If they have a white/tough root down the middle you should talk to your CSA farmers - they should grow a better variety.
Scary stuff, isn't it.
Beets are great raw as well, especially the Chioggia variety.
Anonymous - the white root is very thin, like string or quilter's thread really. You can actually nibble around it... There are some limitations as to what varieties will grow here, namely the heat and lack of water. I've gotten vegetables (and fruit) from other local farmers at the Farmer's Market and have to say that my CSA farmer has them all beat. Better quality, better taste. (No bitterness, as I've tasted in some of the others' beets.)
:0) yeah i had my first beet last summer. they are pretty ok.
I rarely post, but this one got me. I haven't eaten beets since my "beet" diet in my early 20's had me eating 2 cans of beets a day. I lasted for 3 days...ugh!
I think I may buy some at the farmer's market this summer.
Dude, what's with all this poo talk? Heh.
That was the more fiber you were talking about, right??
Roasted is our favorite way of preparing beets. Canned don't hold a candle to them!
Melinda - everybody poops....some of us more easily than others due to the nice healthy fiber. :)
Hee hee! Great one, Chile.
Ha ha ha! Sometimes the beet color doesn't show up for a few days. It seems the more of them we eat, the later the pigment shows up. So it was that one summer, about a week after eating and juicing beets for three days, the pigment began to come out in the toilet... I had totally forgotten about the beets, and thought I was dying. I spent a whole day looking up rectal bleeding and colon cancer before telling my husband, in tears. And then he reminded me and we both had a good laugh!
Hahha! If only you'd posted this two days ago! I sent TheBoy to the doctor because he seemed to be peeing blood!

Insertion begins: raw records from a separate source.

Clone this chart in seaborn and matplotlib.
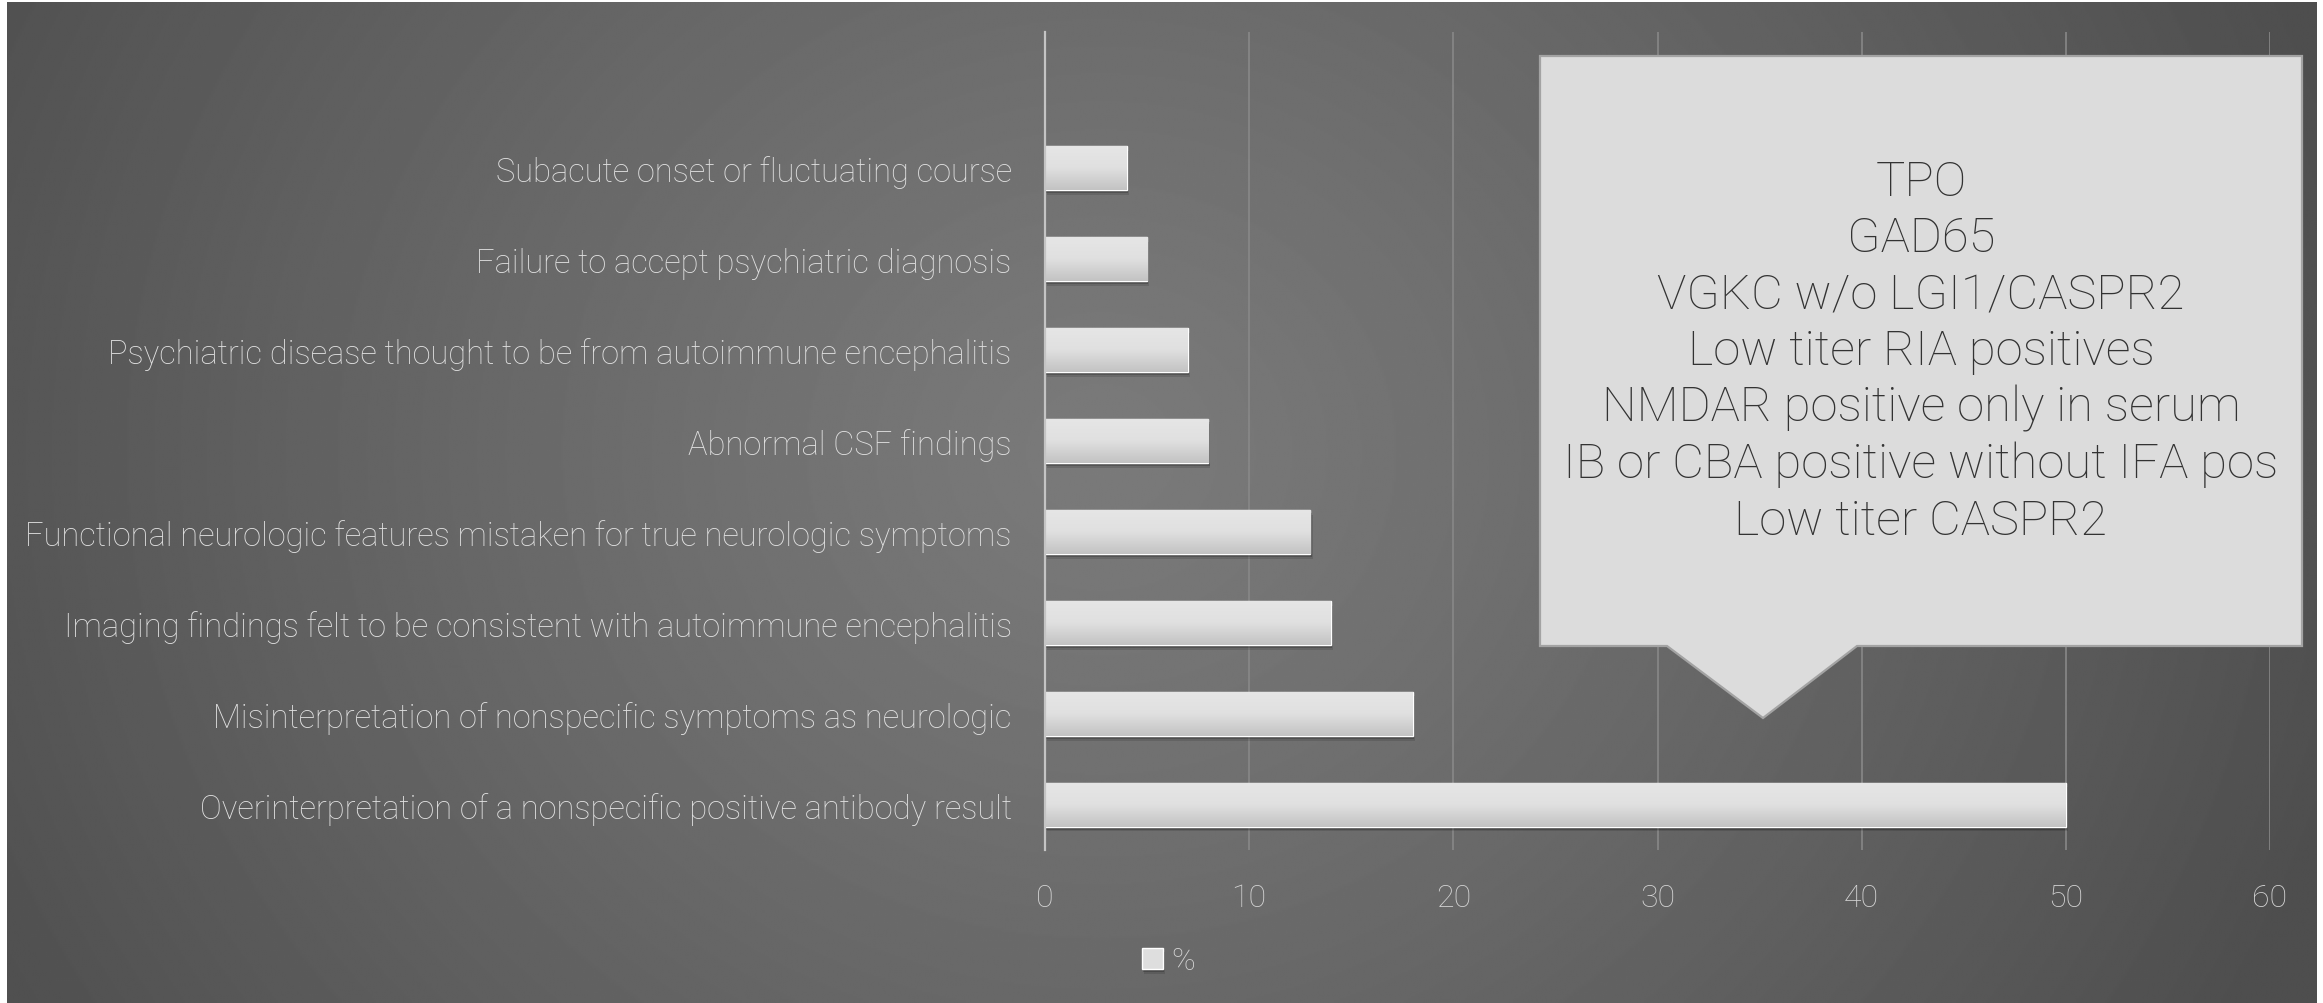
import numpy as np
import pandas as pd
import matplotlib
matplotlib.use('Agg')
import matplotlib.pyplot as plt
import matplotlib.patheffects as pe
from matplotlib.patches import Polygon
from matplotlib.colors import LinearSegmentedColormap
import seaborn as sns

categories = [
    'Subacute onset or fluctuating course',
    'Failure to accept psychiatric diagnosis',
    'Psychiatric disease thought to be from autoimmune encephalitis',
    'Abnormal CSF findings',
    'Functional neurologic features mistaken for true neurologic symptoms',
    'Imaging findings felt to be consistent with autoimmune encephalitis',
    'Misinterpretation of nonspecific symptoms as neurologic',
    'Overinterpretation of a nonspecific positive antibody result',
]
percent = [4, 5, 7, 8, 13, 14, 18, 50]
x_ticks = [0, 10, 20, 30, 40, 50, 60]
series_name = '%'
callout_lines = [
    'TPO',
    'GAD65',
    'VGKC w/o LGI1/CASPR2',
    'Low titer RIA positives',
    'NMDAR positive only in serum',
    'IB or CBA positive without IFA pos',
    'Low titer CASPR2',
]

W, H, DPI = 2323, 1004, 100

sns.set_theme(style='white')
plt.rcParams['font.family'] = ['Roboto', 'DejaVu Sans']

df = pd.DataFrame({'cause': categories, 'pct': percent})

fig = plt.figure(figsize=(W / DPI, H / DPI), dpi=DPI, facecolor='white')

# grey radial background (slide style)
bg = fig.add_axes([0, 0, 1, 1], zorder=-10)
yy, xx = np.mgrid[0:H:2, 0:W:2]
d = np.hypot(xx - 1100, (yy - 450) / 0.9)
v = np.clip(122 - 38 * (d / 1150) ** 1.2, 78, 125) / 255
bg.imshow(v, cmap='gray', vmin=0, vmax=1, extent=(7, 2317, H, 3),
          aspect='auto', interpolation='bilinear')
bg.set_xlim(0, W)
bg.set_ylim(H, 0)
bg.axis('off')

# main chart
ax = fig.add_axes([1045 / W, 1 - 851 / H, (2270 - 1045) / W, (851 - 33) / H])
ax.set_facecolor('none')
sns.barplot(data=df, x='pct', y='cause', orient='h', color='#dedede',
            saturation=1, width=0.485, label=series_name, ax=ax)

bar_cmap = LinearSegmentedColormap.from_list('bar', ['#e6e6e6', '#e0e0e0', '#c3c3c3'])
grad = np.linspace(0, 1, 64).reshape(-1, 1)
for p in ax.patches:
    x0, y0 = p.get_x(), p.get_y()
    w, h = p.get_width(), p.get_height()
    p.set_path_effects([
        pe.SimplePatchShadow(offset=(1.5, -3.5), shadow_rgbFace='black', alpha=0.12),
        pe.SimplePatchShadow(offset=(1, -2.2), shadow_rgbFace='black', alpha=0.2),
        pe.Normal(),
    ])
    im = ax.imshow(grad, cmap=bar_cmap, extent=(x0, x0 + w, y0 + h, y0),
                   aspect='auto', zorder=p.get_zorder() + 0.1)
    im.set_clip_path(p)

ax.set_xlim(0, 60)
ax.set_ylim(7.5, -1.5)
ax.set_xticks(x_ticks)
ax.set_axisbelow(True)
ax.xaxis.grid(True, color='#888888', linewidth=1.2)
ax.yaxis.grid(False)
for s in ['top', 'right', 'bottom']:
    ax.spines[s].set_visible(False)
ax.spines['left'].set_color('#c4c4c4')
ax.spines['left'].set_linewidth(1.6)
ax.tick_params(axis='x', length=0, labelsize=23, pad=24, labelcolor='#d4d4d4')
ax.tick_params(axis='y', length=0, labelsize=23.5, pad=24, labelcolor='#e0e0e0')
ax.set_xlabel('')
ax.set_ylabel('')
for lbl in ax.get_xticklabels() + ax.get_yticklabels():
    lbl.set_fontweight('light')

leg = ax.legend(loc='center left', bbox_to_anchor=(1142 / W, 1 - 962 / H),
                bbox_transform=fig.transFigure, frameon=False, fontsize=23,
                handlelength=0.66, handleheight=0.66, handletextpad=0.25,
                borderpad=0, borderaxespad=0)
for t in leg.get_texts():
    t.set_color('#d4d4d4')
    t.set_fontweight('light')

# callout box
pts = [(1540, 57), (2302, 57), (2302, 647), (1857, 647), (1763, 719),
       (1667, 647), (1540, 647)]
callout = Polygon([(x / W, 1 - y / H) for x, y in pts], closed=True,
                  transform=fig.transFigure, facecolor='#dcdcdc',
                  edgecolor='#a3a3a3', linewidth=1.6, zorder=5)
fig.add_artist(callout)
fig.text(1921 / W, 1 - 352 / H, '\n'.join(callout_lines), ha='center', va='center',
         multialignment='center', fontsize=35.3, color='#333333',
         fontweight='light', linespacing=1.27, zorder=6)

fig.savefig('out.png', dpi=DPI)
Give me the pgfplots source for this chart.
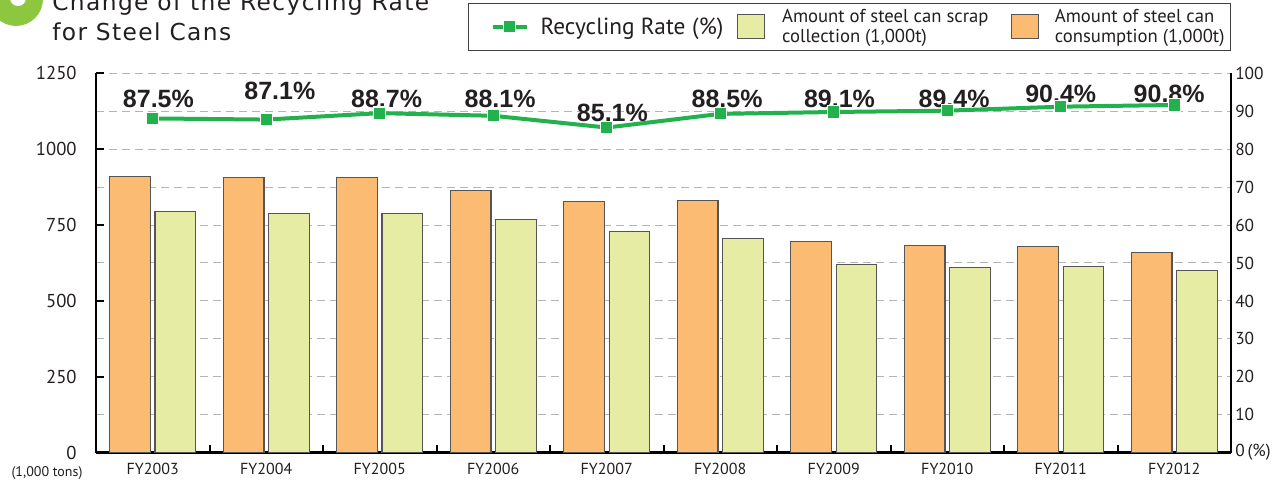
\documentclass[border=0pt]{standalone}
\usepackage{pgfplots}
\pgfplotsset{compat=1.18}
\usepackage{fontspec}
\setmainfont{PT Sans}
\newfontfamily\pctfont{Liberation Sans}
\newfontfamily\titlefont[LetterSpace=6]{DejaVu Sans}
\definecolor{barorange}{HTML}{FBBB73}
\definecolor{bargreen}{HTML}{E6ECA4}
\definecolor{barborder}{HTML}{555555}
\definecolor{linegreen}{HTML}{22B14C}
\definecolor{gridgray}{HTML}{B4B4B4}
\definecolor{txt}{HTML}{231F20}
\definecolor{titlegreen}{HTML}{8DC63F}
\pgfplotsset{
  lineleg/.style={legend image code/.code={\path (-12pt,0pt); \draw[mark repeat=2, mark phase=2, ##1] plot coordinates {(0pt,0pt) (12.75pt,0pt) (25.5pt,0pt)};}},
}
\begin{document}
\begin{tikzpicture}
\path[use as bounding box] (-72pt,-23.475pt) rectangle (893.25pt,339.525pt);
% title
\fill[titlegreen] (-60pt,340.3pt) circle (20.25pt);
\fill[white] (-58.5pt,341pt) circle (6pt);
\node[anchor=base west, inner sep=0pt, font=\titlefont\fontsize{17.5}{20}\selectfont, text=txt] at (-33pt,331.3pt) {Change of the Recycling Rate};
\node[anchor=base west, inner sep=0pt, font=\titlefont\fontsize{17.5}{20}\selectfont, text=txt] at (-33pt,308.8pt) {for Steel Cans};
\node[font=\fontsize{10.5}{12}\selectfont, text=txt, inner sep=0pt] at (-36.75pt,-15.2pt) {(1,000 tons)};
\begin{axis}[
  at={(0,0)}, anchor=south west,
  scale only axis, width=851.25pt, height=284.55pt,
  xmin=-0.5, xmax=9.5, ymin=0, ymax=1250,
  axis x line*=bottom, axis y line*=left,
  axis line style={-, line width=1.8pt, black},
  tick align=inside,
  major tick length=6pt, minor tick length=6pt,
  xtick={0,...,9},
  xticklabels={FY2003,FY2004,FY2005,FY2006,FY2007,FY2008,FY2009,FY2010,FY2011,FY2012},
  major x tick style={draw=none},
  minor xtick={0.5,1.5,...,8.5},
  minor x tick style={black, line width=1.5pt},
  ytick={0,250,500,750,1000,1250},
  yticklabels={0,250,500,750,1000,1250},
  minor ytick={125,375,625,875,1125},
  minor y tick style={draw=none},
  major y tick style={black, line width=1.5pt},
  ymajorgrids, yminorgrids,
  major grid style={gridgray, dash pattern=on 6pt off 3.75pt, line width=0.75pt},
  minor grid style={gridgray, dash pattern=on 6pt off 3.75pt, line width=0.75pt},
  xticklabel style={font=\fontsize{12}{14}\selectfont, text=txt, anchor=center, yshift=-12.2pt},
  yticklabel style={font=\fontsize{14}{16}\selectfont, text=txt, anchor=east, inner sep=0pt, xshift=-14.3pt},
  clip=false,
]
\addplot[ybar, bar width=0.36, bar shift=0pt, fill=barorange, draw=barborder, line width=0.8pt]
  coordinates {(-0.2,909) (0.8,906) (1.8,906) (2.8,865) (3.8,829) (4.8,831) (5.8,696) (6.8,682) (7.8,679) (8.8,661)};
\addplot[ybar, bar width=0.36, bar shift=0pt, fill=bargreen, draw=barborder, line width=0.8pt]
  coordinates {(0.2,794) (1.2,788) (2.2,788) (3.2,767) (4.2,729) (5.2,706) (6.2,620) (7.2,610) (8.2,613) (9.2,600)};
% rate labels (left-axis units = rate x 12.5)
\begin{scope}[every node/.style={anchor=base, inner sep=0pt, font=\pctfont\bfseries\fontsize{18.75}{20}\selectfont, text=txt}]
\node at (axis cs:0.05,1138.75) {87.5\%};
\node at (axis cs:1.12,1165) {87.1\%};
\node at (axis cs:2.06,1137.5) {88.7\%};
\node at (axis cs:3.06,1138.75) {88.1\%};
\node at (axis cs:4.05,1091.9) {85.1\%};
\node at (axis cs:5.06,1138.75) {88.5\%};
\node at (axis cs:6.05,1138.75) {89.1\%};
\node at (axis cs:7.06,1138.75) {89.4\%};
\node at (axis cs:8.0,1153.75) {90.4\%};
\node at (axis cs:8.955,1153.75) {90.8\%};
\end{scope}
\end{axis}
\begin{axis}[
  at={(0,0)}, anchor=south west,
  scale only axis, width=851.25pt, height=284.55pt,
  xmin=-0.5, xmax=9.5, ymin=0, ymax=100,
  axis x line=none, axis y line*=right,
  axis line style={-, line width=0.9pt, black},
  ytick={0,10,20,30,40,50,60,70,80,90,100},
  yticklabels={{0\,(\%)},10,20,30,40,50,60,70,80,90,100},
  major tick length=0pt,
  yticklabel style={font=\fontsize{13}{15}\selectfont, text=txt, anchor=west, inner sep=0pt, xshift=3pt},
  clip=false,
  legend columns=3,
  legend cell align=left,
  legend style={at={(1,1.1853)}, anchor=north east, draw=black!75, line width=0.8pt,
    inner xsep=4.5pt, inner ysep=2.5pt, text=txt,
    cells={align=left},
    nodes={inner xsep=0pt},
    /tikz/column 1/.style={column sep=9pt},
    /tikz/column 2/.style={column sep=10.5pt},
    /tikz/column 3/.style={column sep=12.75pt},
    /tikz/column 4/.style={column sep=17pt},
    /tikz/column 5/.style={column sep=12pt}},
]
\addplot[color=linegreen, line width=3pt, mark=square*, mark size=4.6pt,
  mark options={fill=linegreen, draw=white, line width=0.8pt}, lineleg]
  coordinates {(0,88.1) (1,87.8) (2,89.5) (3,88.8) (4,85.7) (5,89.3) (6,89.8) (7,90.15) (8,91.2) (9,91.65)};
\addlegendentry[font=\fontsize{17.5}{19}\selectfont]{Recycling Rate\hspace{5pt}(\%)}
\addlegendimage{legend image code/.code={\draw[fill=bargreen, draw=barborder, line width=0.8pt] (0pt,-9pt) rectangle (20pt,9pt);}}
\addlegendentry[font=\fontsize{14}{14.5}\selectfont]{Amount of steel can scrap\\collection (1,000t)}
\addlegendimage{legend image code/.code={\draw[fill=barorange, draw=barborder, line width=0.8pt] (0pt,-9pt) rectangle (20pt,9pt);}}
\addlegendentry[font=\fontsize{14}{14.5}\selectfont]{Amount of steel can\\consumption (1,000t)}
\end{axis}
\end{tikzpicture}
\end{document}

Your CSA was kind to warn you -- if only our farmers' market had done the same!
We had our beets cold -- cut into slices like big stain-y carrots. Yum! They made a great lunchtime snack.
LOL! We don't flush every time for urine and I've noticed quite a pink tinge in the water. :)
First Baby + bright red nappies = panicking mother & Health Visitor rolling around the floor, laughing!
Forwarded a booklist email to you ~ hope you don't mind: 1 title started jumping up & down screaming CHILE very loudly....
Ha! I expect to have this conversation with my children in the morning. We had borscht for lunch today and reckon I'll be getting a worried/puzzled call from the toilet tomorrow...
Too funny! That will happen to me someday, I'm sure.
Of course, when your 1 year old chows down on a pint of blueberries, it's pretty darn nasty too. Navy blue poo, anyone!?!
Yeah I remember the first time I had beets. That was interesting.